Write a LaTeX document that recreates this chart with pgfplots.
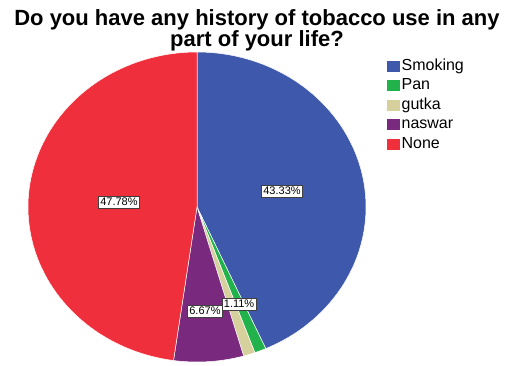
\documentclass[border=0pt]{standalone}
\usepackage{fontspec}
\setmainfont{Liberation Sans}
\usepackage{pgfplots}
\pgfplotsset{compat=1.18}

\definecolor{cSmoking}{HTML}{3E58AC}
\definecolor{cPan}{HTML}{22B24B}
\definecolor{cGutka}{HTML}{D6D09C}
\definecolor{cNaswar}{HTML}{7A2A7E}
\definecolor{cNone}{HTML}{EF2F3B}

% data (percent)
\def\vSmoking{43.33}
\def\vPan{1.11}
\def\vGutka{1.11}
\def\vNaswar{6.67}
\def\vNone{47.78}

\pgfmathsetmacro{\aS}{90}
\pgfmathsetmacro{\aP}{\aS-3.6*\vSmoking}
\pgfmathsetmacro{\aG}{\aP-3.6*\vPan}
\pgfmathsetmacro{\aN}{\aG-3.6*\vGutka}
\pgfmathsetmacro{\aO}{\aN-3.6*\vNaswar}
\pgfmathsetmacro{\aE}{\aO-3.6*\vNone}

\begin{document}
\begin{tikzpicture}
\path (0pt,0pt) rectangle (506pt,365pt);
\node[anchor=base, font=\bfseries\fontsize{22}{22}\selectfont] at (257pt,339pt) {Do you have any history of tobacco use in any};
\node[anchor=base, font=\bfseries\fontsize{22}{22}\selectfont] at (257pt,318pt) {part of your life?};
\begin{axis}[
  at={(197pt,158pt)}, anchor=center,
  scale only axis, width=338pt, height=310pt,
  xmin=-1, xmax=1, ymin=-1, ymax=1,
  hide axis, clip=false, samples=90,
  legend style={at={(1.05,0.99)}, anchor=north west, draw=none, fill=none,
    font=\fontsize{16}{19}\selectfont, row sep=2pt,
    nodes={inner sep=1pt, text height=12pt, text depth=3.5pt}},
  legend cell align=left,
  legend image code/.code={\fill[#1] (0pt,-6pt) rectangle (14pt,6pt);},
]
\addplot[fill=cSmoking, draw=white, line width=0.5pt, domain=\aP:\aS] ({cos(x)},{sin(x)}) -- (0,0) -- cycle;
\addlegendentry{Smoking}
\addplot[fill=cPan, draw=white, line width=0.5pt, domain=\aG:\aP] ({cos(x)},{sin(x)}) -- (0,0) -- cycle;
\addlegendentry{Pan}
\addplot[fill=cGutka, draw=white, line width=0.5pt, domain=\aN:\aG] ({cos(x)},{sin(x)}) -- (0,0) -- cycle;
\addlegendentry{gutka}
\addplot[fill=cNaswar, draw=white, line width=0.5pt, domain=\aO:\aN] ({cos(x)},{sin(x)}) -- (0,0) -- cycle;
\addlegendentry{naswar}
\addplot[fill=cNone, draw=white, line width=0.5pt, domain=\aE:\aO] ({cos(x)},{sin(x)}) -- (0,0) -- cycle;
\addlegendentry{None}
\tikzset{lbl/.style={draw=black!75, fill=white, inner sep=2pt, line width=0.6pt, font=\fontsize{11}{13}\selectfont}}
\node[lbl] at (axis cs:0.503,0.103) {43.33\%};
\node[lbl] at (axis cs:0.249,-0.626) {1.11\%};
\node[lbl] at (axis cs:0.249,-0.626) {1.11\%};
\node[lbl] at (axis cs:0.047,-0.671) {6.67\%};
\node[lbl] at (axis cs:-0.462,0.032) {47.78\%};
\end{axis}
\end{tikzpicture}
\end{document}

---+---

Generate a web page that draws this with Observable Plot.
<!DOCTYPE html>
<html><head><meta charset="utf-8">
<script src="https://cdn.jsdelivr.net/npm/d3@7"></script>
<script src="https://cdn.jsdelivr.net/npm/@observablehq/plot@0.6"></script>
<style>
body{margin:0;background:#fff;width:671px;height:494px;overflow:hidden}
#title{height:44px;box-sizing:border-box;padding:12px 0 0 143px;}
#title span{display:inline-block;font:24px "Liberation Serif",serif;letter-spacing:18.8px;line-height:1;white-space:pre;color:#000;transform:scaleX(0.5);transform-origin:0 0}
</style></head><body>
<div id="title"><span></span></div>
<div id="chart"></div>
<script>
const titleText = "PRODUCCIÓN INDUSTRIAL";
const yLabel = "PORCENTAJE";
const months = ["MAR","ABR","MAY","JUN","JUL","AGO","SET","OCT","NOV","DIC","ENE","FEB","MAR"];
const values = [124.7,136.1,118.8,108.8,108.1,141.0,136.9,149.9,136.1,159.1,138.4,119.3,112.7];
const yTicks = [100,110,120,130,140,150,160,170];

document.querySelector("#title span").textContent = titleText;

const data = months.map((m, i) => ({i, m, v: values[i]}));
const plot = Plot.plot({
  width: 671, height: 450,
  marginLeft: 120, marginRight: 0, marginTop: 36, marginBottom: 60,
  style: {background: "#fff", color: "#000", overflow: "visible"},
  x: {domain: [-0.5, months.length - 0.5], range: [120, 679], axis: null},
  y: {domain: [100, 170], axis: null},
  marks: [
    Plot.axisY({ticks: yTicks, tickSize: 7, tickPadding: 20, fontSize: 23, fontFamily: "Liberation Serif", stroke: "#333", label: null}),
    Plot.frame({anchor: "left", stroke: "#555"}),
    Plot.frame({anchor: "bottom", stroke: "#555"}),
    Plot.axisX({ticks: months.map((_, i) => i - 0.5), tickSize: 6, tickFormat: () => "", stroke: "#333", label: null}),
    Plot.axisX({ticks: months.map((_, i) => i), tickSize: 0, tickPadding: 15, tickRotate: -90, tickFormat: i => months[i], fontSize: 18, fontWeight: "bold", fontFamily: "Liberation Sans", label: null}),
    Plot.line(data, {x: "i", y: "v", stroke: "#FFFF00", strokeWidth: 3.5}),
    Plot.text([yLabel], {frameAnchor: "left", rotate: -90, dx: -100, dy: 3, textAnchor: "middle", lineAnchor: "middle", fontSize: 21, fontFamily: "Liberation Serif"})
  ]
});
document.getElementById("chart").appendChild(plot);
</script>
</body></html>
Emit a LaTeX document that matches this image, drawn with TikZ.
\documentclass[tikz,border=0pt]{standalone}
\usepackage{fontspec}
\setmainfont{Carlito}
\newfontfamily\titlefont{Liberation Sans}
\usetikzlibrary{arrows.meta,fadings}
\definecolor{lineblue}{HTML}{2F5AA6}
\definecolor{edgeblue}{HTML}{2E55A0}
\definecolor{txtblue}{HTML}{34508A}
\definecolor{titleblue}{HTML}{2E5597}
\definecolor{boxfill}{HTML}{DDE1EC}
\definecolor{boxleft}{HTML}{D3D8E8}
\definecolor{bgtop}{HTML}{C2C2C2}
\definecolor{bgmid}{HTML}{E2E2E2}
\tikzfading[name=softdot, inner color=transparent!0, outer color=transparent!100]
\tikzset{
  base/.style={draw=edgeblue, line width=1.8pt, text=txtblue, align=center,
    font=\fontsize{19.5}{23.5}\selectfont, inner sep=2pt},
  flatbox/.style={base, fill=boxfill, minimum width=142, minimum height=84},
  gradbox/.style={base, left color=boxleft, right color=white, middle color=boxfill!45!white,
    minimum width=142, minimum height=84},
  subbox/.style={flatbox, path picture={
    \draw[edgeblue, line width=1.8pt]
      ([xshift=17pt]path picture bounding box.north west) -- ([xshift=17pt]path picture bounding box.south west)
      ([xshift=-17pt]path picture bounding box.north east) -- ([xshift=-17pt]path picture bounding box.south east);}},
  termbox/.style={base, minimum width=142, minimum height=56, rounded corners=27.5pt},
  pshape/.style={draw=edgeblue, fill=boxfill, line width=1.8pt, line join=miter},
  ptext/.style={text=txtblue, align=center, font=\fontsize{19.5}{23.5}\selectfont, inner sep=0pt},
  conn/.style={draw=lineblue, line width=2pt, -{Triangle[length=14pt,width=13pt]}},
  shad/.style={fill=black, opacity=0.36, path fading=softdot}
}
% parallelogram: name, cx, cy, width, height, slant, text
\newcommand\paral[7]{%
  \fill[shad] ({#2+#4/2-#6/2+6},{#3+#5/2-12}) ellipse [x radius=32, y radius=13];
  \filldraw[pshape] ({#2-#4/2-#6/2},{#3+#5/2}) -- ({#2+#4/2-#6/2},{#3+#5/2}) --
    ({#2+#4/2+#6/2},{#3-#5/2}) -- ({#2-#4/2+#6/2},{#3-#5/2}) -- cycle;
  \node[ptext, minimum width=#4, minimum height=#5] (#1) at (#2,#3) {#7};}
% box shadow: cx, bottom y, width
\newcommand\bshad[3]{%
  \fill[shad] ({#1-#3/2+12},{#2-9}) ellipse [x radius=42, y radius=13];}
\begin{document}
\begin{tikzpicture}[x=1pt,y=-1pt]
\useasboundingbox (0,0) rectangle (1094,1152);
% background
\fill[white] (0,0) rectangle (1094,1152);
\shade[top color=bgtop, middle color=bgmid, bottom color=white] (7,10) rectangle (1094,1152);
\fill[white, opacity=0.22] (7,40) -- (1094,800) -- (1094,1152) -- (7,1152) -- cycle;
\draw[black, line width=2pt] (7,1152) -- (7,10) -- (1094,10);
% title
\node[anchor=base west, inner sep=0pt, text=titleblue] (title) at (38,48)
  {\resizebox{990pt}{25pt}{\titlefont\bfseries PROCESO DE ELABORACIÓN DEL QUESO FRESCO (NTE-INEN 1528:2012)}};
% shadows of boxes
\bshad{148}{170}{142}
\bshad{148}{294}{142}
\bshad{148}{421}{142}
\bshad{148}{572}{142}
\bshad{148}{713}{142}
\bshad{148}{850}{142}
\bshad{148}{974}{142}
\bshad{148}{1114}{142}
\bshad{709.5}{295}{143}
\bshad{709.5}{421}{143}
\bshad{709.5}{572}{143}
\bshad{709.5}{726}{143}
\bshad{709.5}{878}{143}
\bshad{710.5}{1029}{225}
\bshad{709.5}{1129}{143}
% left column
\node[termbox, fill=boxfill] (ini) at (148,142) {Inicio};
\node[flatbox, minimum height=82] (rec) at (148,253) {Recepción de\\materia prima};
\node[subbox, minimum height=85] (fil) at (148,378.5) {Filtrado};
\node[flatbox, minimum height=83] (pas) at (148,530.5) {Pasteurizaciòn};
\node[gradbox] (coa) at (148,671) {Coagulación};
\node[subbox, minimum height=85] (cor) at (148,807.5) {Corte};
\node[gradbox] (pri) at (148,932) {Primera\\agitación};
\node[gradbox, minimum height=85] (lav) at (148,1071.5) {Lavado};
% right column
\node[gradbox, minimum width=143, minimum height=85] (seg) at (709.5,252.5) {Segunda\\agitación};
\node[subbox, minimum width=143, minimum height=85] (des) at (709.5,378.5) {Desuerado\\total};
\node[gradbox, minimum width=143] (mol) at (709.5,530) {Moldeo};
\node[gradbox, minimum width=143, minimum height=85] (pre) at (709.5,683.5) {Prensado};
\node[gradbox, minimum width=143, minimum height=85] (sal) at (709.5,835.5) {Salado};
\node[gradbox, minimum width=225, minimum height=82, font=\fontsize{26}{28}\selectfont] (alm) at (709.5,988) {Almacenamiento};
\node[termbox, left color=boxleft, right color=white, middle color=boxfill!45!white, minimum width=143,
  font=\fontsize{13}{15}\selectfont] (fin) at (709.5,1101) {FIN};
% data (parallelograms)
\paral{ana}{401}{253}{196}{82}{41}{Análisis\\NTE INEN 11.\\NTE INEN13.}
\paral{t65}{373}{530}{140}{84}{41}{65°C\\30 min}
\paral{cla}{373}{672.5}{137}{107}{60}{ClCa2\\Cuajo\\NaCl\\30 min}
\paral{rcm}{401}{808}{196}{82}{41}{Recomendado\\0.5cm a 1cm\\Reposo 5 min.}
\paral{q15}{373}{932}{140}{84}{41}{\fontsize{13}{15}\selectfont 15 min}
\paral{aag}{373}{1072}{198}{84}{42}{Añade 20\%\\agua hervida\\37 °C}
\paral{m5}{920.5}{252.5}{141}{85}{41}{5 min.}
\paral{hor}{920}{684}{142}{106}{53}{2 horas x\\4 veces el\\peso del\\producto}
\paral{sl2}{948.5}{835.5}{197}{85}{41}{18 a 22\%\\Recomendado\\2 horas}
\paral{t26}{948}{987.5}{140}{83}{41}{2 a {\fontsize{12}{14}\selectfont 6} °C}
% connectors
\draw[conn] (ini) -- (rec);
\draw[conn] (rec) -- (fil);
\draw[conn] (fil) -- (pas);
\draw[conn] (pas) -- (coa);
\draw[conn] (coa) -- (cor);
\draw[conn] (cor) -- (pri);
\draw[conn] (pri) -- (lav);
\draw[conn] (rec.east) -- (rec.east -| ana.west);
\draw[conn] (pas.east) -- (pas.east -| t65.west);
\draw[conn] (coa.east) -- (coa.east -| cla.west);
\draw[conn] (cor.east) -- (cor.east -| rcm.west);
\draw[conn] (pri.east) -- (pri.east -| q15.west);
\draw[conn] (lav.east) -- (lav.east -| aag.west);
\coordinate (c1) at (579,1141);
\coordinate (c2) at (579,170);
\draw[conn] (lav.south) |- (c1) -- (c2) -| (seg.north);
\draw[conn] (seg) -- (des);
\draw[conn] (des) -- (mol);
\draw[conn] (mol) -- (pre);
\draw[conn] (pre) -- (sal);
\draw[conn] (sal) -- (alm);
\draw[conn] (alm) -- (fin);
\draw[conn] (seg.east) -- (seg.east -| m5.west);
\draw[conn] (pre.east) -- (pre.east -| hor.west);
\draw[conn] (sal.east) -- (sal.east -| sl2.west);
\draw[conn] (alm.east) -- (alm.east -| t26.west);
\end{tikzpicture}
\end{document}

---+---

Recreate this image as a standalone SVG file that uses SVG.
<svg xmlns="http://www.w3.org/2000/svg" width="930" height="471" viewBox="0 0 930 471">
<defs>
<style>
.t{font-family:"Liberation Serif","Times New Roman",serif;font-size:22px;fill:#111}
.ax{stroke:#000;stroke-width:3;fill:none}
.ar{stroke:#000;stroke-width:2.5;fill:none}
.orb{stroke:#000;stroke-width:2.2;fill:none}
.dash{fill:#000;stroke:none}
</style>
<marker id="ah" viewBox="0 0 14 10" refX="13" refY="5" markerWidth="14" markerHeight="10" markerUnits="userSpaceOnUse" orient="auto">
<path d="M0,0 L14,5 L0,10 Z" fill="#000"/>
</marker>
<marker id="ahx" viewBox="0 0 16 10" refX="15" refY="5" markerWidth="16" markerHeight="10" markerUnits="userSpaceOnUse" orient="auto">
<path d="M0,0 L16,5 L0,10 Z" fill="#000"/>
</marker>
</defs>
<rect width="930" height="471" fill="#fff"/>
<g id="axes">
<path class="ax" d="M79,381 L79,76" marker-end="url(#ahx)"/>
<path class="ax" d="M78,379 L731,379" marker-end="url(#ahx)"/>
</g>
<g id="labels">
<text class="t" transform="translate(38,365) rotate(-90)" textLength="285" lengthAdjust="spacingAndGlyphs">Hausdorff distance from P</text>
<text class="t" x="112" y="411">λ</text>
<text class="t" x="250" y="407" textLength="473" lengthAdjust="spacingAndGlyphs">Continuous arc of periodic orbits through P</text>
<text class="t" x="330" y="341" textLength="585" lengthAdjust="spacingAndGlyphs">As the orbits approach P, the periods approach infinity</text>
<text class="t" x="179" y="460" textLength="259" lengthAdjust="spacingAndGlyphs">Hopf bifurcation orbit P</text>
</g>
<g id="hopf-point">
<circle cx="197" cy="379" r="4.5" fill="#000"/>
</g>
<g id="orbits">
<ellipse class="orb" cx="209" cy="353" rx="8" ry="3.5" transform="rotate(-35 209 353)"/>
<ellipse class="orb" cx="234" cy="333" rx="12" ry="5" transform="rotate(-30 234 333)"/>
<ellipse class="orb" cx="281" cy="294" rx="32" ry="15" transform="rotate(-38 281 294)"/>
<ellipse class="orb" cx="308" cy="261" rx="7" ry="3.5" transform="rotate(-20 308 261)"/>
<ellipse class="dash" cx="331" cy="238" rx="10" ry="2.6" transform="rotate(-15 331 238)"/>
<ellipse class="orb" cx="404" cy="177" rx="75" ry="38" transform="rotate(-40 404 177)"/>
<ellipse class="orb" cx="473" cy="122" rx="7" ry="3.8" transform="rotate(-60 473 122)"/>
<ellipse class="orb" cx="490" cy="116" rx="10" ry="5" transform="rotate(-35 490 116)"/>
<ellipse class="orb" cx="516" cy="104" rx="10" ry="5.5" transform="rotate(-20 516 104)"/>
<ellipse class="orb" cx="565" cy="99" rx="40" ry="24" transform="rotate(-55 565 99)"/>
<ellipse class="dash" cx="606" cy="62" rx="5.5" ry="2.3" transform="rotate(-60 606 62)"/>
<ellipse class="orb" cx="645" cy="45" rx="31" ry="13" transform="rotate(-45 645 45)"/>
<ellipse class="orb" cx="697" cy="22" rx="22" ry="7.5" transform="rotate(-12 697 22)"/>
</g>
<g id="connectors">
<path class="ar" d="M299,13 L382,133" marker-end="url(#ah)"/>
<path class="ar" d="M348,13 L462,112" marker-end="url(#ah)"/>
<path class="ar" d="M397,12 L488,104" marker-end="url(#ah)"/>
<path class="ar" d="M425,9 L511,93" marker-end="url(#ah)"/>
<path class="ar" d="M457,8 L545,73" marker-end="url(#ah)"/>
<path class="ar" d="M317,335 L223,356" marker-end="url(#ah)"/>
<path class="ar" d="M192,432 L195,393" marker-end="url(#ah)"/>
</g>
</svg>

---+---

• Problem statement
How many lines in these entries hold the string "that"? Answer with the number alone.

• Result of this task
4